At a meeting held in
late November in Cairns, Australia, the World Heritage Committee of the
U.N. Educational, Scientific, and Cultural
Organization (UNESCO) decided to register the ruins of ancient castles
and related properties of the Ryukyu Kingdom, now Japan's southernmost
island prefecture of Okinawa,
as World Cultural Heritage sites.
Newly
added to the World Heritage
List are Shuri
Castle on the outskirts of Naha--the capital city of Okinawa--and
eight other monuments and historical and scenic spots. The castles and
other structures were all built between the latter half of the fourteenth
century, when local lords began unifying the Ryukyu Islands to construct
a kingdom, and the late eighteenth century.
The Ryukyu Islands are located in the East China Sea, at the intersection between Japan, China, Korea, and Southeast Asian nations. The UNESCO committee has recognized the historical remnants of the Ryukyu Kingdam as cultural assets of these islands, which prospered for several centuries as an independent kingdom and developed a unique culture, taking advantage of its geographical location.
An Okinawan castle, called gusuku
(meaning a high place with an enclosure) in the Ryukyu dialect, is usually
an enclosed citadel constructed on a hill near a village. These were built
by local lords as defensive castles for the rule of their domains and
also functioned as sacred places for the worship of ancestors, which helped
to affirm the solidarity of the family clan.

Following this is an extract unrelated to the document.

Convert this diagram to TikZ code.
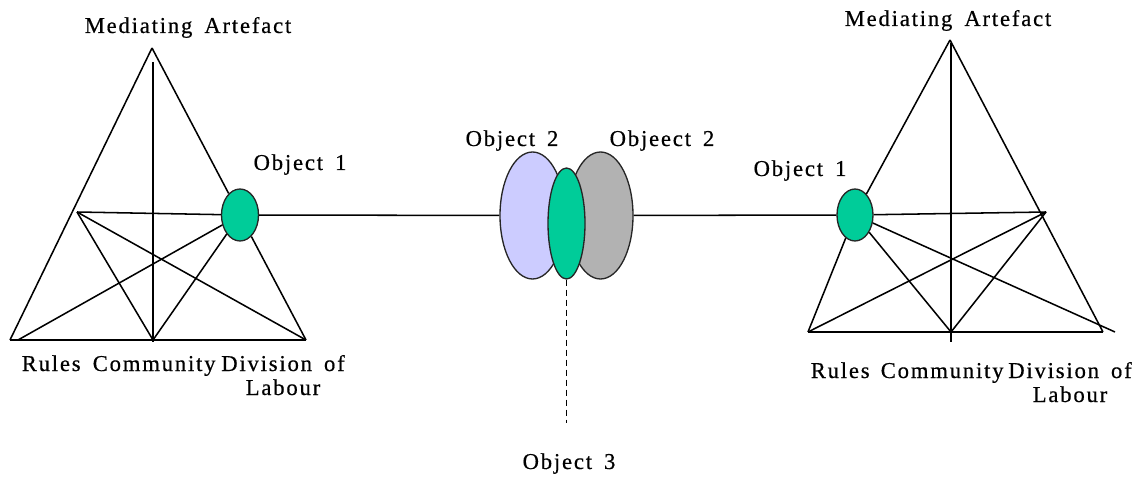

The Ryukyu Kingdom was unified
in 1429 under the influence of China's Ming dynasty, but it was conquered
by the Japanese domain of Satsuma (present-day Kagoshima Prefecture) in
1609 and became Okinawa Prefecture in 1879.
Shuri Castle, the early-fifteenth-century site located at the highest point of the Shuri hills, was destroyed during World War II, but extensive restoration work got underway in the 1950s, and reconstruction was completed in 1992. In July 2000, when leaders of the Group of Eight nations gathered in Okinawa for an annual summit meeting, they had a traditional Okinawan dinner at Shuri Castle.
UNESCO's World Heritage convention was adopted in 1972 to protect cultural and natural sites as assets for all peoples of the world. The Ryukyu remains are the eleventh entry into the list from Japan. The previous listings include Buddhist monuments in the ancient Japanese capital of Nara and the Hiroshima Peace Memorial.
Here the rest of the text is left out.